"I did not ask you."
Translation:No te pregunté.
Pedir and preguntar are two different words that are both translated into English as "ask", therefore they might be little confusing for English speakers. Preguntar is specifically for asking questions, and pedir for everything else (asking for something, or asking somebody to do something).
So preguntar can be thought of as "to ask (someone a question)" while pedir is more like "to request (something of someone)"?
The English question can be interpreted either way, as either "I did not ask you (a question)" or "I did not ask you (to do it)." For example, if my older daughter starts doing something that I asked my younger daughter to to, I might say to her, "I didn't ask you." So, it still seems like "Yo no te pedi" should be a correct translation. Is there more detail that I'm missing?
I disagree Peter "I didn't ask you." by itself always refers to a question answered that was not asked of them. Never of a task or object. For that you would always include more... "I didn't ask for that" or "I didn't ask you to do that".
Another way to think about the difference is that preguntar is asking for information and pedir for everything else, as jabuk says above. Also pedir is more often followed by a clause: I ask that you do...
The sentence is already complete by itself: "I did not ask you." What more context does one need? It didn't say "I did not ask FOR you.".
creditmonster: Because we're supposed to put the direct object (te) AFTER the "no" and BEFORE the conjugated verb (i.e., in between the "no" and the conjugated verb) in negated sentences.
I entered, Yo no te pregunté a tí. Duolingo indicated a typo and that I should have used, ti, without the accent.

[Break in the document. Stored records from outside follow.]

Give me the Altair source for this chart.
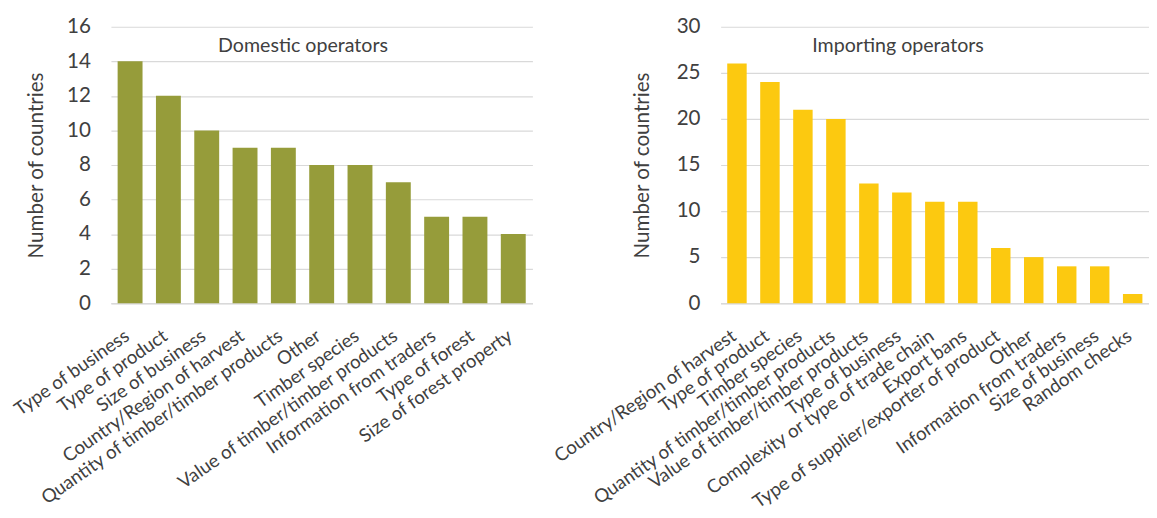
import altair as alt
import pandas as pd

dom_cats = ["Type of business", "Type of product", "Size of business",
            "Country/Region of harvest", "Quantity of timber/timber products",
            "Other", "Timber species", "Value of timber/timber products",
            "Information from traders", "Type of forest", "Size of forest property"]
dom_vals = [14, 12, 10, 9, 9, 8, 8, 7, 5, 5, 4]

imp_cats = ["Country/Region of harvest", "Type of product", "Timber species",
            "Quantity of timber/timber products", "Value of timber/timber products",
            "Type of business", "Complexity or type of trade chain", "Export bans",
            "Type of supplier/exporter of product", "Other", "Information from traders",
            "Size of business", "Random checks"]
imp_vals = [26, 24, 21, 20, 13, 12, 11, 11, 6, 5, 4, 4, 1]

dom_ticks = [0, 2, 4, 6, 8, 10, 12, 14, 16]
imp_ticks = [0, 5, 10, 15, 20, 25, 30]

FONT = "Lato"
TXT = "#404040"
GRID = "#D9D9D9"
H = 282


def panel(cats, vals, color, title, width, pi, po, ticks, tx, ty, ext):
    df = pd.DataFrame({"cat": cats, "val": vals})
    bars = alt.Chart(df).mark_bar(color=color).encode(
        x=alt.X("cat:N", sort=cats, title=None,
                scale=alt.Scale(paddingInner=pi, paddingOuter=po),
                axis=alt.Axis(labelAngle=-35, labelAlign="right", labelBaseline="middle",
                              labelFontSize=19, labelFont=FONT, labelOffset=-3,
                              labelColor=TXT, ticks=False, domainColor=GRID,
                              domainWidth=1.5, labelPadding=31, labelLimit=500)),
        y=alt.Y("val:Q", scale=alt.Scale(domain=[ticks[0], ticks[-1]], nice=False),
                axis=alt.Axis(values=ticks, title="Number of countries", grid=True,
                              gridColor=GRID, gridWidth=1.2, domain=False, ticks=False,
                              labelPadding=21, labelFontSize=21, labelFont=FONT,
                              labelColor=TXT, titleFont=FONT, titleFontSize=21,
                              titleFontWeight="normal", titleColor=TXT,
                              titlePadding=24, minExtent=ext, maxExtent=ext)),
    )
    txt = alt.Chart(pd.DataFrame({"t": [title]})).mark_text(
        font=FONT, fontSize=20, color=TXT).encode(
        text="t:N", x=alt.value(tx), y=alt.value(ty))
    return alt.layer(bars, txt).properties(width=width, height=H)


left = panel(dom_cats, dom_vals, "#969C3A", "Domestic operators", 430,
             0.35, 0.175, dom_ticks, 196, 20, 42)
right = panel(imp_cats, imp_vals, "#FCC910", "Importing operators", 437,
              0.41, 0.2, imp_ticks, 181, 20, 46)

chart = alt.hconcat(left, right, spacing=192, bounds="flush").properties(
    padding={"left": 2, "top": 3, "right": 0, "bottom": 0}
).configure_view(stroke=None)

chart.save("out.html", embed_options={"renderer": "svg", "actions": False})
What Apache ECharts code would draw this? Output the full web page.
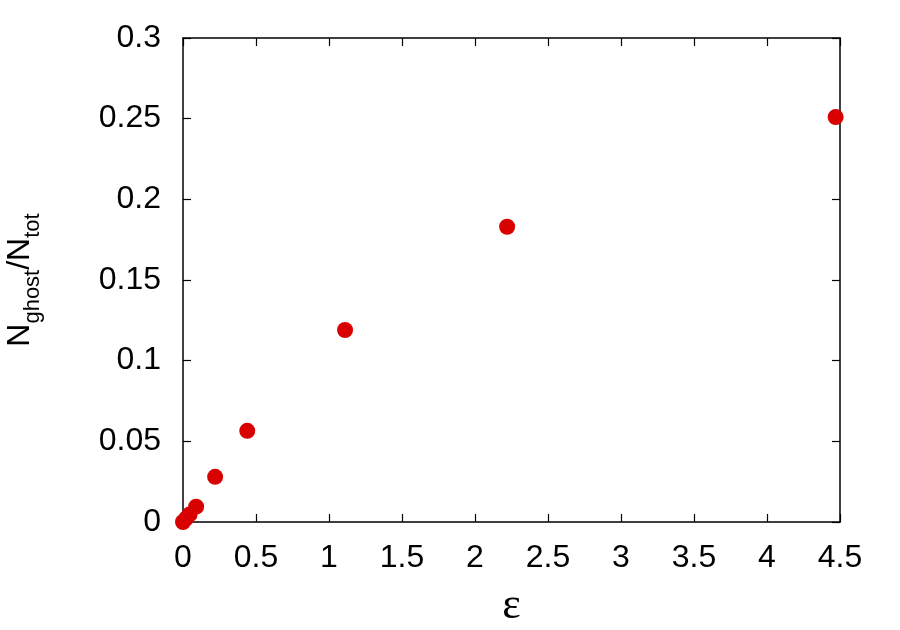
<!DOCTYPE html>
<html>
<head>
<meta charset="utf-8">
<script src="https://cdn.jsdelivr.net/npm/echarts@6/dist/echarts.min.js"></script>
<style>
  html, body { margin: 0; padding: 0; background: #fff; }
  #chart { width: 900px; height: 630px; }
</style>
</head>
<body>
<div id="chart"></div>
<script>
// eps values and ghost fraction
const epsilon = [0.0, 0.022, 0.045, 0.09, 0.22, 0.44, 1.11, 2.22, 4.47]
const ghostFraction = [0.0, 0.0023, 0.0047, 0.0095, 0.028, 0.0565, 0.119, 0.183, 0.251]

const xTicks = [0, 0.5, 1, 1.5, 2, 2.5, 3, 3.5, 4, 4.5]
const yTicks = [0, 0.05, 0.1, 0.15, 0.2, 0.25, 0.3]

const font = 'Liberation Sans, Arial, Helvetica, sans-serif'
const points = epsilon.map((x, i) => [x, ghostFraction[i]])

const chart = echarts.init(document.getElementById('chart'), null, { renderer: 'canvas' })

const axisLine = { show: true, onZero: false, lineStyle: { color: '#000', width: 1.5 } }
const tickIn = { show: true, inside: true, length: 8, lineStyle: { color: '#000', width: 1.2 } }

const option = {
  animation: false,
  backgroundColor: '#fff',
  grid: { left: 183, right: 60, top: 38, bottom: 108, containLabel: false, outerBoundsMode: 'none' },
  xAxis: [
    {
      type: 'value',
      min: 0,
      max: 4.5,
      interval: 0.5,
      axisLine: axisLine,
      axisTick: tickIn,
      splitLine: { show: false },
      axisLabel: {
        margin: 20,
        fontSize: 32,
        fontFamily: font,
        color: '#000',
        formatter: v => String(xTicks.find(t => Math.abs(t - v) < 1e-9) ?? v)
      },
      name: 'ε',
      nameLocation: 'middle',
      nameGap: 62,
      nameTextStyle: { fontSize: 44, fontFamily: 'Liberation Serif, Times New Roman, serif', color: '#000' }
    },
    {
      type: 'value',
      position: 'top',
      min: 0,
      max: 4.5,
      interval: 0.5,
      axisLine: axisLine,
      axisTick: tickIn,
      axisLabel: { show: false },
      splitLine: { show: false }
    }
  ],
  yAxis: [
    {
      type: 'value',
      min: 0,
      max: 0.3,
      interval: 0.05,
      axisLine: axisLine,
      axisTick: tickIn,
      splitLine: { show: false },
      axisLabel: {
        margin: 22,
        fontSize: 32,
        fontFamily: font,
        color: '#000',
        formatter: v => String(yTicks.find(t => Math.abs(t - v) < 1e-9) ?? v)
      },
      name: '{n|N}{s|ghost}{n|/N}{s|tot}',
      nameLocation: 'middle',
      nameGap: 139,
      nameRotate: 90,
      nameTextStyle: {
        color: '#000',
        rich: {
          n: { fontSize: 32, fontFamily: font, color: '#000', lineHeight: 40, verticalAlign: 'top' },
          s: { fontSize: 22, fontFamily: font, color: '#000', lineHeight: 40, verticalAlign: 'bottom' }
        }
      }
    },
    {
      type: 'value',
      position: 'right',
      min: 0,
      max: 0.3,
      interval: 0.05,
      axisLine: axisLine,
      axisTick: tickIn,
      axisLabel: { show: false },
      splitLine: { show: false }
    }
  ],
  series: [
    {
      type: 'scatter',
      symbol: 'circle',
      symbolSize: 16,
      clip: false,
      itemStyle: { color: '#d80000', opacity: 1 },
      data: points
    }
  ]
}

chart.setOption(option)
</script>
</body>
</html>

When is the accented tí used and when is the unaccented ti used?
why do you need the a vos with te? Isn't it clear who the subject is without using a vos?
Spoken translation: I said "Yo no pedí para ti" three times.
DL displayed Not Recognised twice.
Third time DL showed You are correct We heard "No te pregunté a ti."
This is not a complaint, clutter or otherwise. I have learned the difference between preguntar and pedir from my fellow DLers (thank you kindly), and it has reminded me that there can be several ways to say the same thing, but it is weird!
italic is one star before and after, and, thanks to michisjourdi, bold is two stars before and after.
I guess bold italic is three stars ... and so it is!
So I'm not duplicating, find link to formatting details in Discussion Stream/New.
Why not lo? I don't understand what when to use lo or le for the most part. I help you="le ayudo" why not lo? I kiss her="la beso" ok why not le??? and now this, no lo pregunté is wrong why Is it le? What makes it le what makes it lo
I agree. 'You' seems to be a direct object. Can you have an indirect object in the absence of a direct object?
Yes, although I would put it the other way round. An intransitive verb does not take a direct object, so if we need to refer to an object (eg the recipient of an action) then we must use an indirect object - usually in the form of preposition + noun.
why does it have "a ti" at the end of one solution? Isn't that redundant if you already say "no TE pregunté"?
The phrase given in present tense was "i did not ask you". I put "no preguntote." Why is that wrong?
I read below. No te pedí could work here (I used it) if the asking was something like asking the person to come over, or come to a party. That would not be asking a question.
Could someone please explain when to use "pregunté" and when to use preguntó? I don't understand the difference.
Spanish is the same as English here, but it uses an object pronoun complement that makes it confusing. The complete sentence is (yo) no te pregunté (a ti). The parenthetical parts are optional and usually omitted. It's the a ti that functions as the indirect object matching the "you" in English. However, the object pronoun te is mandatory in Spanish and makes the a ti redundant. Thus, while it appears that the Spanish sentence says something like "I didn't you ask," that's not the case.
In fact, English has nothing like the te used in Spanish and it is not translated to English.